**Task instructions**
Starting at the first line of the listing below, retype each line up to and including the one that contains "from matplotlib.ticker import FuncFormatter". Leave pictures out.
----
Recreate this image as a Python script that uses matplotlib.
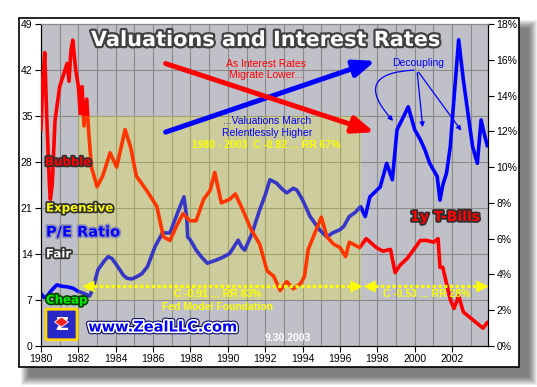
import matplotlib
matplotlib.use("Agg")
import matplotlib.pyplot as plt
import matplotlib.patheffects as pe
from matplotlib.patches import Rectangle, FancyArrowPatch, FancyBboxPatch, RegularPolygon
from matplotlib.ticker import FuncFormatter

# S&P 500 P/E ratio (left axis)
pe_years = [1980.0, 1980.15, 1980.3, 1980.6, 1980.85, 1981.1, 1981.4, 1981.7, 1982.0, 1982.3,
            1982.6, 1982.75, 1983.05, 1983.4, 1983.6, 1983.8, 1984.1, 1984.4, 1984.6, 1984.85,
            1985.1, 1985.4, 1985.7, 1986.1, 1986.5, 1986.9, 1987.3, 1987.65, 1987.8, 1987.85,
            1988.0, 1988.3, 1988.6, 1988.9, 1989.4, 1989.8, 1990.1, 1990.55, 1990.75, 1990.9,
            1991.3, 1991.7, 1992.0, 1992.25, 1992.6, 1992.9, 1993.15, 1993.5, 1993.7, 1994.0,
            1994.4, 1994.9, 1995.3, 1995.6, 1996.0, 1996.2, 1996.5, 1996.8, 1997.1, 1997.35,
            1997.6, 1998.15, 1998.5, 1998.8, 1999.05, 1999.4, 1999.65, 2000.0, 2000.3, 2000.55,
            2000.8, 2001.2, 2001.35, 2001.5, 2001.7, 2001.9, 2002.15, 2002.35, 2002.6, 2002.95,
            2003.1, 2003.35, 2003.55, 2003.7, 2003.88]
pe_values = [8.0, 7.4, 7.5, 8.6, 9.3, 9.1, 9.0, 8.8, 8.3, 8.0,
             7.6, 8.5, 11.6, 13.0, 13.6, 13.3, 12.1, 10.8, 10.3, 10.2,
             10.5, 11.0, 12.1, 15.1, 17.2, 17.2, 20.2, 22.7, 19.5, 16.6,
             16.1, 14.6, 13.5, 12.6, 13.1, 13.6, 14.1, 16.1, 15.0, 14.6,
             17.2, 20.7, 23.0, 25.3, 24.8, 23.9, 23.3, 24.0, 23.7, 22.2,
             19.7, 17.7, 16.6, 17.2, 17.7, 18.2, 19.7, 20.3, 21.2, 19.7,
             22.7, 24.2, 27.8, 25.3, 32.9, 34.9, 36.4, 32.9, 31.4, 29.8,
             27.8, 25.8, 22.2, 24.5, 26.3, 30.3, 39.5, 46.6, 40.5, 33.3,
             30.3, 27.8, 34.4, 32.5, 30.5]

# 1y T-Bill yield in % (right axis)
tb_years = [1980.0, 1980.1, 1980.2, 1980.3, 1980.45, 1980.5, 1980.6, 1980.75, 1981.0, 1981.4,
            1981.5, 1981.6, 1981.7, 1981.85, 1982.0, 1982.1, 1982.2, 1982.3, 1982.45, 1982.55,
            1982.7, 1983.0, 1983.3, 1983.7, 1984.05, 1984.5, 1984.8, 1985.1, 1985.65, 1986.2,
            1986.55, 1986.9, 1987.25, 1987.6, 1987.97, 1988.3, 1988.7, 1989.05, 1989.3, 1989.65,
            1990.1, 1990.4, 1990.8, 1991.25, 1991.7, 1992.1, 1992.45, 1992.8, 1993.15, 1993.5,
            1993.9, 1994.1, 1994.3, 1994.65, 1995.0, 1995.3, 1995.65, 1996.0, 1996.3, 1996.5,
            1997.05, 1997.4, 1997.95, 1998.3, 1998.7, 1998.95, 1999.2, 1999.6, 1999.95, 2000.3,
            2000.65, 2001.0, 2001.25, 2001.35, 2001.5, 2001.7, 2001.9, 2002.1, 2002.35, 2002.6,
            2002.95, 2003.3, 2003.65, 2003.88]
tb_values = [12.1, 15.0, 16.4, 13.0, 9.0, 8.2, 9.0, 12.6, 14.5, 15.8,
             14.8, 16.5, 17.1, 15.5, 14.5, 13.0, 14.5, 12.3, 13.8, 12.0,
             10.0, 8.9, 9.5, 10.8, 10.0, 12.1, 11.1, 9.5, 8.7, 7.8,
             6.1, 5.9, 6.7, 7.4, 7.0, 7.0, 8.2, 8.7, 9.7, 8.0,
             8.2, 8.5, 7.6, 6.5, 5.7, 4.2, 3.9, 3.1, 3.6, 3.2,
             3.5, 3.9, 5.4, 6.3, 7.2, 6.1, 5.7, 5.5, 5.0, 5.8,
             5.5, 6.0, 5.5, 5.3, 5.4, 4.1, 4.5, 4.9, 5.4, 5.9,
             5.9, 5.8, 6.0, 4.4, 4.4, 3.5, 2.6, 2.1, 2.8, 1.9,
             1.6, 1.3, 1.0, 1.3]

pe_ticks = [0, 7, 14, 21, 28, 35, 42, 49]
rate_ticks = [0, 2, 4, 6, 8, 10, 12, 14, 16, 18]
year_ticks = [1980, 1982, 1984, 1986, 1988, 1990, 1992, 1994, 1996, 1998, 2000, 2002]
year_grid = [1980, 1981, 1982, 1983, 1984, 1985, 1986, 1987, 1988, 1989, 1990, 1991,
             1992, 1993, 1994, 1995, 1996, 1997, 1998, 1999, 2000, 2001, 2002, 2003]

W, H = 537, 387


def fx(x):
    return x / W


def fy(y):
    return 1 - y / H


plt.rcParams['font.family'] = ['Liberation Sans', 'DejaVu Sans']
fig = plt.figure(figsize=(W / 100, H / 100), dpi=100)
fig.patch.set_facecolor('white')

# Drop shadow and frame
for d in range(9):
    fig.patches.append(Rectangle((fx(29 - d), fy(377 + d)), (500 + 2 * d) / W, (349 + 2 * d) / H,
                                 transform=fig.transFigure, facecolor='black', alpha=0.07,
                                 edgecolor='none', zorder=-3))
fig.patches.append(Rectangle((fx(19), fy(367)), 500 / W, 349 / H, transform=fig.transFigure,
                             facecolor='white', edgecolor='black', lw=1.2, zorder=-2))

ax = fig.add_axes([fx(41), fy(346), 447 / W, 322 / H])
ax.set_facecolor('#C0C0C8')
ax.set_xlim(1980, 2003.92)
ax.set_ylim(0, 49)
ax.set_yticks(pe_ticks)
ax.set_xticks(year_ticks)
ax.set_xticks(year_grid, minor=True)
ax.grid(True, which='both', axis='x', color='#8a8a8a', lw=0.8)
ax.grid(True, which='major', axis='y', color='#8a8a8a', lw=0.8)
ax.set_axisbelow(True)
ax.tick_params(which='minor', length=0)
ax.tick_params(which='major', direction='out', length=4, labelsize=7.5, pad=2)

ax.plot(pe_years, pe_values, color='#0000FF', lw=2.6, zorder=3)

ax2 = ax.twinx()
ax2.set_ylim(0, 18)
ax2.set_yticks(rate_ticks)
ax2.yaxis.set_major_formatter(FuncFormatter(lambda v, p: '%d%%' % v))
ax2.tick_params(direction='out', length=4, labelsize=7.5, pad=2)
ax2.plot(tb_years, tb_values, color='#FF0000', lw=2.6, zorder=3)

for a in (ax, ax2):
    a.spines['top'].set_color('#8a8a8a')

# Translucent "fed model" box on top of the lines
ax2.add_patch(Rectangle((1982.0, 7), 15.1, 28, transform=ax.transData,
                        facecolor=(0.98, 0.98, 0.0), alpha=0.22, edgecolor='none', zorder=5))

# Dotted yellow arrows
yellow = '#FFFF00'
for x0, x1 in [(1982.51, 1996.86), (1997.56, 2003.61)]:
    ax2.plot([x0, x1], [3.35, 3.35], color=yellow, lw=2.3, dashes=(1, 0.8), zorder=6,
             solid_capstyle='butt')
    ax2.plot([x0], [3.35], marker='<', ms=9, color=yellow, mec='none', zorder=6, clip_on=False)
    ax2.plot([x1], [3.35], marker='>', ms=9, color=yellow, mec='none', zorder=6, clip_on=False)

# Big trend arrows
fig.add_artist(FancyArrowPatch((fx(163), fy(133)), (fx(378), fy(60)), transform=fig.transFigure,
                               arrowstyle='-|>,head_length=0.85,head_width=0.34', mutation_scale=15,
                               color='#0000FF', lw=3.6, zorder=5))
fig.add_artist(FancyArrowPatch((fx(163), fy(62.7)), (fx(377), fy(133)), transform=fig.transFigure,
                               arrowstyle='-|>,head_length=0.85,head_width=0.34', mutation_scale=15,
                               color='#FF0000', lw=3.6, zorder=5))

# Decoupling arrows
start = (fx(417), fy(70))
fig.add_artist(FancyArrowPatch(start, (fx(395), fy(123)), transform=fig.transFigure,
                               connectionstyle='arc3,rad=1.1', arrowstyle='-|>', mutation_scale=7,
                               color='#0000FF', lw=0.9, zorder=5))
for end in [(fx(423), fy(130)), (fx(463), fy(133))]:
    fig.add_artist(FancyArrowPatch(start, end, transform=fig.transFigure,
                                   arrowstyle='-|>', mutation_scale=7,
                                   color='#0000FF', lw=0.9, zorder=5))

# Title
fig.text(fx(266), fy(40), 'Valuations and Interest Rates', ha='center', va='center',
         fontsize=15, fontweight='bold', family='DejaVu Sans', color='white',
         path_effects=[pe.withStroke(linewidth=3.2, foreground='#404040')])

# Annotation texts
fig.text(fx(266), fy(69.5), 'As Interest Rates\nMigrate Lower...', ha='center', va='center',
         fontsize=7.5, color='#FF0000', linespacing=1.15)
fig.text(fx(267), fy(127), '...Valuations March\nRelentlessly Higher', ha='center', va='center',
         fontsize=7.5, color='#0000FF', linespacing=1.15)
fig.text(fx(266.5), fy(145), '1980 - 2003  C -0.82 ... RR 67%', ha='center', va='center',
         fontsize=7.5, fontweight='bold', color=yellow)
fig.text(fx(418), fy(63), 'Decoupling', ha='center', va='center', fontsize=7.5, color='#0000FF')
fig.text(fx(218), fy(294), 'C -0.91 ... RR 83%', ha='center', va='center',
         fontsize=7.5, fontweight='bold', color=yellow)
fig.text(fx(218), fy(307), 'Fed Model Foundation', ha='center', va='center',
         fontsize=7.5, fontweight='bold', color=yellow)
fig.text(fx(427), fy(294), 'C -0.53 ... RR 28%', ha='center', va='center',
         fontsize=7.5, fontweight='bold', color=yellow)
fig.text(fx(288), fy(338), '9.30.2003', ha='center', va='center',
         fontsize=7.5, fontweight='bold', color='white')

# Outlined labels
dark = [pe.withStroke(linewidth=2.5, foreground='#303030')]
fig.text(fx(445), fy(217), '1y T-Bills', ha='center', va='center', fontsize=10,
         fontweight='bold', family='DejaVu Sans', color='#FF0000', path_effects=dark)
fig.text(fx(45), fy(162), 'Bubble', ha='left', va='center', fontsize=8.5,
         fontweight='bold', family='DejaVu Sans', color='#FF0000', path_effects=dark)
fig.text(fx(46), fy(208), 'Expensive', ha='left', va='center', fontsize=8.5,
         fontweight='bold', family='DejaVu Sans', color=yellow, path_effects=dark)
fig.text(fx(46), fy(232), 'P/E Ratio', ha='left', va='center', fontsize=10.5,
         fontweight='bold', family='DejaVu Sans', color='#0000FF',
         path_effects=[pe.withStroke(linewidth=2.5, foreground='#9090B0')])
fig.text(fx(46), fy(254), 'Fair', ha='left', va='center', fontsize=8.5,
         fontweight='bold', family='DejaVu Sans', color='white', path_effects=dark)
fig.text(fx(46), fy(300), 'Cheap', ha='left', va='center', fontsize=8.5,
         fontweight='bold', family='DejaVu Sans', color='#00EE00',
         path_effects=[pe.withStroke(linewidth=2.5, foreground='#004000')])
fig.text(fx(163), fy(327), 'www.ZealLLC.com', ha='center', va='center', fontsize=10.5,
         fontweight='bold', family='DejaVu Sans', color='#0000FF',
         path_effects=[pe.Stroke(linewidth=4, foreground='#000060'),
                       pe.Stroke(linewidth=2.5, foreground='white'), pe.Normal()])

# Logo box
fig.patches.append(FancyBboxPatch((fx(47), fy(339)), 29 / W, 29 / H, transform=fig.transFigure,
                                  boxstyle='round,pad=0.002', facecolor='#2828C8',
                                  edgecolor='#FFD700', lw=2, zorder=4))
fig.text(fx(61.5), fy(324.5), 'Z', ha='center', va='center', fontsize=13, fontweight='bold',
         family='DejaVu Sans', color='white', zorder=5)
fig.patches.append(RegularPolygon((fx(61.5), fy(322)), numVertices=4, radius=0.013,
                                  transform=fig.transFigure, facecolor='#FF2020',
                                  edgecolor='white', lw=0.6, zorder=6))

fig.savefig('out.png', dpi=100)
----
**Exercise response**
Recreate this image as a Python script that uses matplotlib.
import matplotlib
matplotlib.use("Agg")
import matplotlib.pyplot as plt
import matplotlib.patheffects as pe
from matplotlib.patches import Rectangle, FancyArrowPatch, FancyBboxPatch, RegularPolygon
from matplotlib.ticker import FuncFormatter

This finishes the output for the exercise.